Sin trabajo y sin unión
Los parteros del euro eran conscientes de que a la criatura le faltaba un brazo, el de la cooperación económica y presupuestaria entre los países implicados. Aun así, el muchacho se portaba tan bien que parecía capaz de apañárselas solo con el brazo monetario. Hasta que la bonanza económica se esfumó y quedaron las llagas al aire: trucaje de cuentas, crecimientos basados en burbujas, déficits indisciplinados, dumping fiscal entre países o regiones, en un contexto de recesión y paro.

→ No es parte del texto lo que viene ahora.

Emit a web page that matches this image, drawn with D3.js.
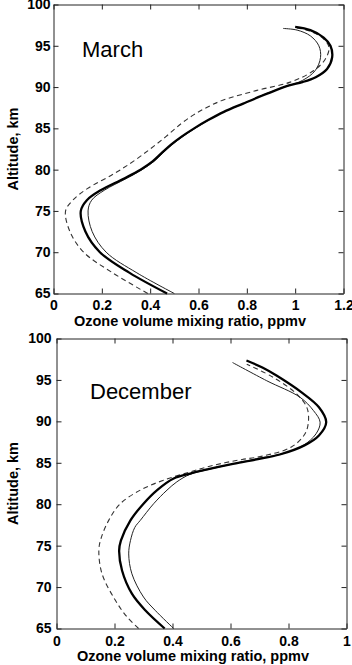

Para aliviar la presión se ha creado el fondo de maniobra de 750.000 euros, destinado a los socios más débiles de la UE. Lo difícil es disponer de ellos. El primer tramo, los 60.000 millones previstos por la Comisión Europea, se piden al mercado y se entregan al país afectado (una parte ha ido a Grecia), dando por hecho que lo va a devolver; si no puede, tendría que respaldarlo el presupuesto europeo, pero bueno, solo serían 60.000 millones.
El segundo tramo es más arduo: 440.000 millones, garantizados por los Estados. O bien incrementan el endeudamiento público, o presionan el bolsillo de sus ciudadanos. La aprobación tiene que efectuarse país por país, a propuesta de líderes que ya tienen dificultades para hacer tragar los primeros planes de ajuste, como se ha visto con Zapatero en España. Y el tercer escalón, de 250.000 millones, tampoco es manco: para aportarlos se llama a escena al Fondo Monetario Internacional. Tan mastodónticas cifras son señal inequívoca de la magnitud del problema que afecta a la moneda común.
Además, el presidente de la Comisión, José Manuel Durao Barroso, propone un visado de Bruselas a los presupuestos nacionales, espinoso para opiniones públicas puntillosas de la soberanía nacional. Cuesta reconocerlo, pero el problema de fondo no es solo la falta de gobierno económico común, sino el déficit democrático de las instituciones europeas. La única de elección directa, el Parlamento Europeo, no aparece en tales mecanismos. Y los líderes de cada país dependen de sus votantes, no del conjunto de ciudadanos de la UE. Es fácil criticar las iniciativas de la Comisión o exigir demasiado a los líderes nacionales, pero solo podría paliarse con una arraigada conciencia europeísta, y España es un ejemplo de lo que priman los problemas internos, manifestado en el ya largo enfrentamiento entre un Gobierno naïf y un Partido Popular en el que rivalizan la arrogancia y el desprecio.
Por cierto: aquí se lleva el revisionismo de la Transición, pero el clima de respeto era mayor entonces que al cabo de treinta y tantos años de democracia; y ese consenso coadyuvó a una operación histórica, que, además, permitió salir de una crisis económica. Todo pasa ahora como si lo de menos fueran los riesgos de quedarnos sin trabajo y, quizá, sin moneda y sin unión.